The corporation shall, to the extent legally permissible, indemnify each person who may serve or who has served at any time as an officer, director, or employee of the corporation against all expenses and liabilities, including, without limitation, counsel fees, judgments, fines, excise taxes, penalties and settlement payments, reasonably incurred by or imposed upon such person in connection with any threatened, pending or completed action, suit or proceeding in which he or she may become involved by reason of his or her service in such capacity; provided that no indemnification shall be provided for any such person with respect to any matter as to which he or she shall have been finally adjudicated in any proceeding not to have acted in good faith in the reasonable belief that such action was in the best interests of the corporation; and further provided that any compromise or settlement payment shall be approved by a majority vote of a quorum of directors who are not at that time parties to the proceeding.
The indemnification provided hereunder shall inure to the benefit of the heirs, executors and administrators of persons entitled to indemnification hereunder. The right of indemnification under this Article shall be in addition to and not exclusive of all other rights to which any person may be entitled.

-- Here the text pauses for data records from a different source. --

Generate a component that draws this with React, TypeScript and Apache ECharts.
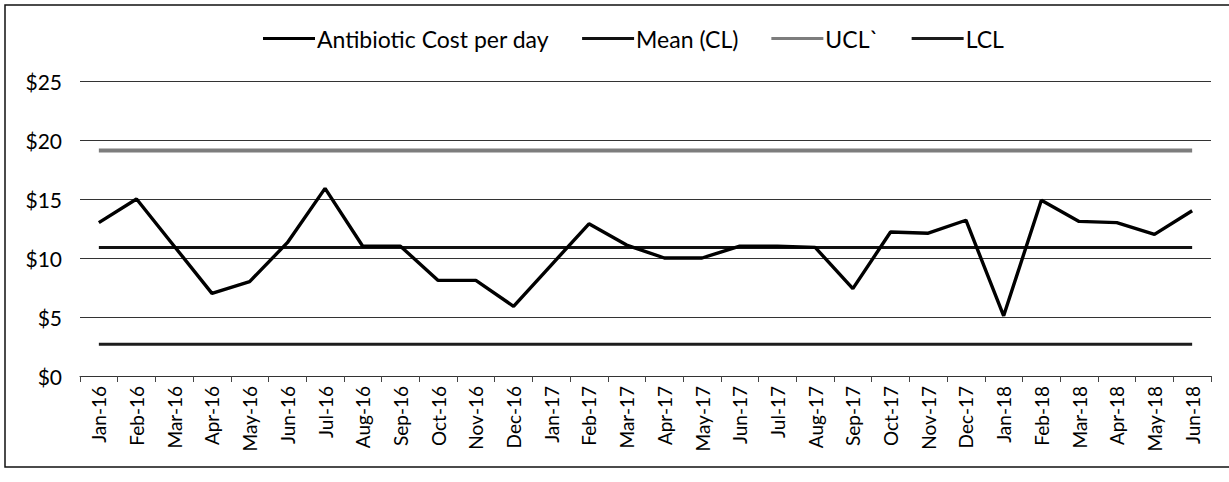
import React, { useEffect, useRef } from "react";
import * as echarts from "echarts";

const categories = [
  "Jan-16", "Feb-16", "Mar-16", "Apr-16", "May-16", "Jun-16", "Jul-16", "Aug-16", "Sep-16", "Oct-16",
  "Nov-16", "Dec-16", "Jan-17", "Feb-17", "Mar-17", "Apr-17", "May-17", "Jun-17", "Jul-17", "Aug-17",
  "Sep-17", "Oct-17", "Nov-17", "Dec-17", "Jan-18", "Feb-18", "Mar-18", "Apr-18", "May-18", "Jun-18",
];

const costPerDay = [
  13.0, 15.0, 11.0, 7.0, 8.0, 11.3, 15.9, 11.0, 11.0, 8.1,
  8.1, 5.9, 9.4, 12.9, 11.1, 10.0, 10.0, 11.0, 11.0, 10.9,
  7.4, 12.2, 12.1, 13.2, 5.1, 14.9, 13.1, 13.0, 12.0, 14.0,
];

const MEAN_CL = 10.9;
const UCL = 19.1;
const LCL = 2.7;

const yTicks = { min: 0, max: 25, interval: 5 };

const seriesNames = ["Antibiotic Cost per day", "Mean (CL)", "UCL`", "LCL"];

export default function App() {
  const ref = useRef<HTMLDivElement>(null);

  useEffect(() => {
    document.body.style.margin = "0";
    if (!ref.current) return;
    const chart = echarts.init(ref.current, undefined, { renderer: "svg" });
    const font = "Lato, 'Noto Sans', sans-serif";
    const meanData = categories.map(() => MEAN_CL);
    const uclData = categories.map(() => UCL);
    const lclData = categories.map(() => LCL);

    chart.setOption({
      animation: false,
      backgroundColor: "#ffffff",
      textStyle: { fontFamily: font },
      graphic: [
        {
          type: "rect",
          silent: true,
          z: -10,
          shape: { x: 5, y: 5, width: 1300, height: 462 },
          style: { fill: "none", stroke: "#111", lineWidth: 1.5 },
        },
      ],
      legend: {
        left: 258,
        top: 22,
        icon: "rect",
        itemWidth: 52,
        itemHeight: 3,
        itemGap: 33,
        textStyle: { fontSize: 23, color: "#000", fontFamily: font, padding: [0, 0, 0, -3] },
        data: seriesNames,
      },
      grid: { left: 80, right: 18, top: 81, bottom: 106 },
      xAxis: {
        type: "category",
        data: categories,
        boundaryGap: true,
        axisLine: { lineStyle: { color: "#333", width: 1 } },
        axisTick: { show: true, length: 6, lineStyle: { color: "#444" } },
        axisLabel: {
          rotate: 90,
          interval: 0,
          fontSize: 19,
          color: "#000",
          margin: 10,
          fontFamily: font,
        },
      },
      yAxis: {
        type: "value",
        min: yTicks.min,
        max: yTicks.max,
        interval: yTicks.interval,
        axisLine: { show: false },
        axisTick: { show: false },
        axisLabel: {
          formatter: "${value}",
          fontSize: 21,
          color: "#000",
          margin: 18,
          fontFamily: font,
        },
        splitLine: { lineStyle: { color: "#333", width: 1.2 } },
      },
      series: [
        {
          name: seriesNames[0],
          type: "line",
          data: costPerDay,
          symbol: "none",
          lineStyle: { color: "#000", width: 3.4 },
          itemStyle: { color: "#000" },
          z: 5,
        },
        {
          name: seriesNames[1],
          type: "line",
          data: meanData,
          symbol: "none",
          lineStyle: { color: "#111", width: 3 },
          itemStyle: { color: "#111" },
        },
        {
          name: seriesNames[2],
          type: "line",
          data: uclData,
          symbol: "none",
          lineStyle: { color: "#7d7d7d", width: 4 },
          itemStyle: { color: "#7d7d7d" },
        },
        {
          name: seriesNames[3],
          type: "line",
          data: lclData,
          symbol: "none",
          lineStyle: { color: "#1c1c1c", width: 3 },
          itemStyle: { color: "#1c1c1c" },
        },
      ],
    });

    return () => chart.dispose();
  }, []);

  return <div ref={ref} style={{ width: 1229, height: 482 }} />;
}
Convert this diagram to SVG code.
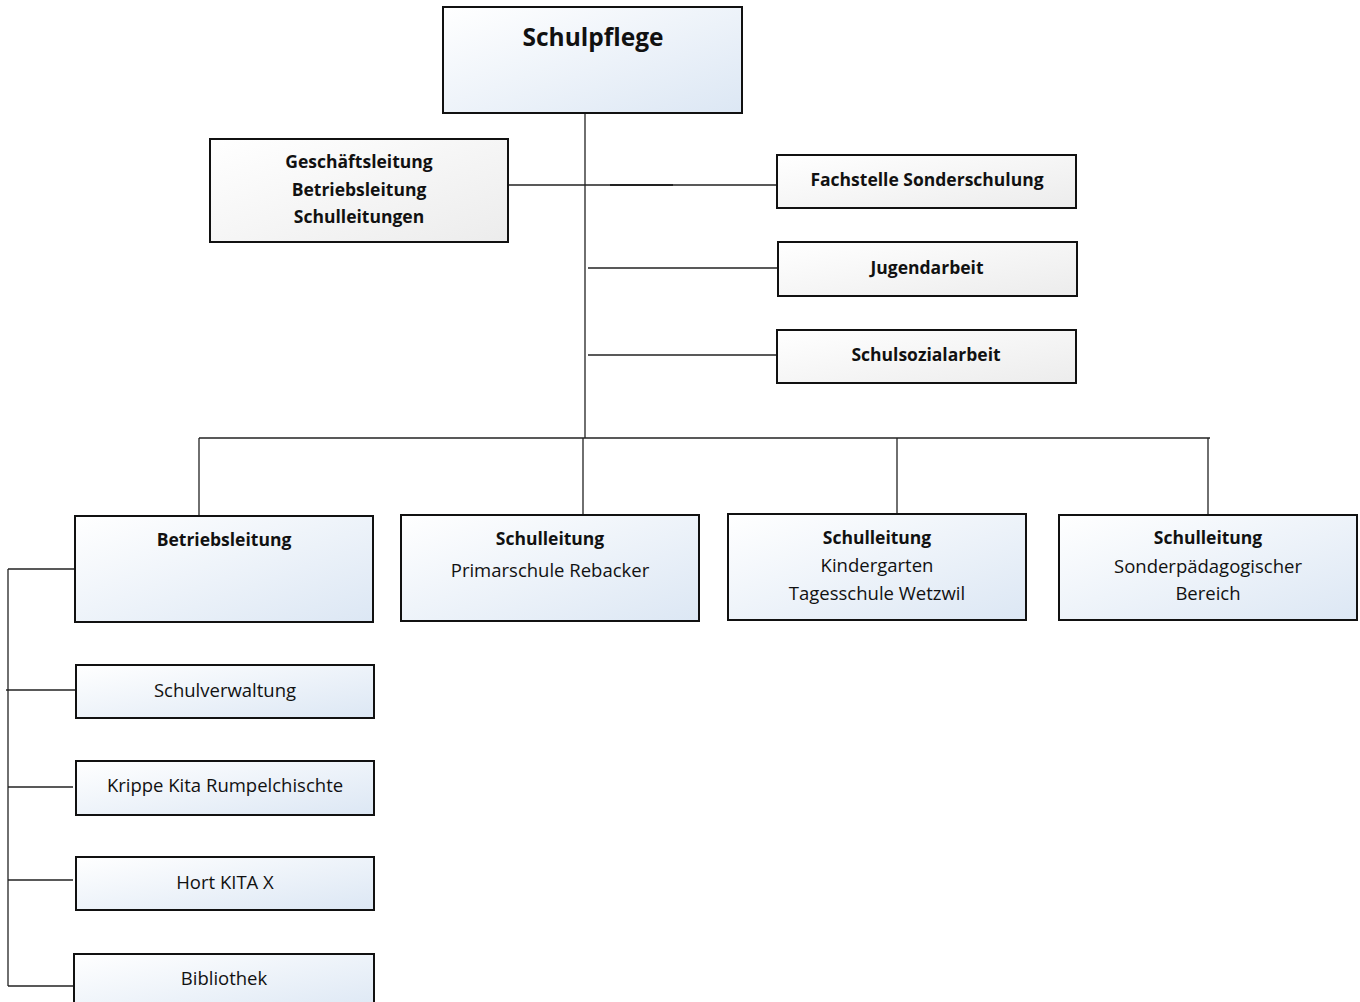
<svg xmlns="http://www.w3.org/2000/svg" width="1360" height="1002" viewBox="0 0 1360 1002">
<defs>
<linearGradient id="blue" x1="0" y1="0" x2="1" y2="1">
<stop offset="0" stop-color="#ffffff"/>
<stop offset="1" stop-color="#dce7f4"/>
</linearGradient>
<linearGradient id="gray" x1="0" y1="0" x2="1" y2="1">
<stop offset="0" stop-color="#ffffff"/>
<stop offset="1" stop-color="#ececec"/>
</linearGradient>
</defs>
<style>
.b{fill:url(#blue);stroke:#111;stroke-width:2}
.g{fill:url(#gray);stroke:#111;stroke-width:2}
text{font-family:"Open Sans","Liberation Sans",sans-serif;font-size:18.5px;fill:#111;text-anchor:middle}
.bd{font-weight:bold;font-size:17.5px}
.c line{stroke:#222;stroke-width:1.3}
</style>
<rect width="1360" height="1002" fill="#fff"/>
<g class="c" id="connectors">
<line x1="585" y1="113" x2="585" y2="438"/>
<line x1="508" y1="185" x2="777" y2="185"/>
<line x1="610" y1="185" x2="673" y2="185" style="stroke-width:2"/>
<line x1="588" y1="268" x2="778" y2="268"/>
<line x1="588" y1="355" x2="777" y2="355"/>
<line x1="199" y1="438" x2="1210" y2="438"/>
<line x1="199" y1="438" x2="199" y2="516"/>
<line x1="583" y1="438" x2="583" y2="515"/>
<line x1="897" y1="438" x2="897" y2="514"/>
<line x1="1208" y1="438" x2="1208" y2="515"/>
<line x1="8" y1="569" x2="8" y2="986"/>
<line x1="8" y1="569" x2="75" y2="569"/>
<line x1="6" y1="690" x2="76" y2="690"/>
<line x1="8" y1="787" x2="73" y2="787"/>
<line x1="8" y1="880" x2="73" y2="880"/>
<line x1="8" y1="986" x2="73" y2="986"/>
</g>
<g id="schulpflege"><rect class="b" x="443" y="7" width="299" height="106"/><text class="bd" x="593" y="46" style="font-size:24.5px">Schulpflege</text></g>
<g id="geschaeftsleitung"><rect class="g" x="210" y="139" width="298" height="103"/>
<text class="bd" x="359" y="168">Geschäftsleitung</text><text class="bd" x="359" y="196">Betriebsleitung</text><text class="bd" x="359" y="223">Schulleitungen</text></g>
<g id="fachstelle"><rect class="g" x="777" y="155" width="299" height="53"/><text class="bd" x="927" y="186">Fachstelle Sonderschulung</text></g>
<g id="jugendarbeit"><rect class="g" x="778" y="242" width="299" height="54"/><text class="bd" x="927" y="274">Jugendarbeit</text></g>
<g id="schulsozialarbeit"><rect class="g" x="777" y="330" width="299" height="53"/><text class="bd" x="926" y="361">Schulsozialarbeit</text></g>
<g id="betriebsleitung"><rect class="b" x="75" y="516" width="298" height="106"/><text class="bd" x="224" y="546">Betriebsleitung</text></g>
<g id="sl-primar"><rect class="b" x="401" y="515" width="298" height="106"/><text class="bd" x="550" y="545">Schulleitung</text><text x="550" y="577">Primarschule Rebacker</text></g>
<g id="sl-kindergarten"><rect class="b" x="728" y="514" width="298" height="106"/><text class="bd" x="877" y="544">Schulleitung</text><text x="877" y="572">Kindergarten</text><text x="877" y="600">Tagesschule Wetzwil</text></g>
<g id="sl-sonder"><rect class="b" x="1059" y="515" width="298" height="105"/><text class="bd" x="1208" y="544">Schulleitung</text><text x="1208" y="573">Sonderpädagogischer</text><text x="1208" y="600">Bereich</text></g>
<g id="schulverwaltung"><rect class="b" x="76" y="665" width="298" height="53"/><text x="225" y="697">Schulverwaltung</text></g>
<g id="krippe"><rect class="b" x="76" y="761" width="298" height="54"/><text x="225" y="792">Krippe Kita Rumpelchischte</text></g>
<g id="hort"><rect class="b" x="76" y="857" width="298" height="53"/><text x="225" y="889">Hort KITA X</text></g>
<g id="bibliothek"><rect class="b" x="74" y="954" width="300" height="60"/><text x="224" y="985">Bibliothek</text></g>
</svg>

This Article constitutes a contract between the corporation and the indemnified officers, directors, and employees. No amendment or repeal of the provisions of this Article which adversely affects the right of an indemnified officer, director, or employee under this Article shall apply to such officer, director, or employee with respect to those acts or omissions which occurred at any time prior to such amendment or repeal.
Amendments to Bylaws
These bylaws may be amended or repealed by a majority vote of the entire board of directors.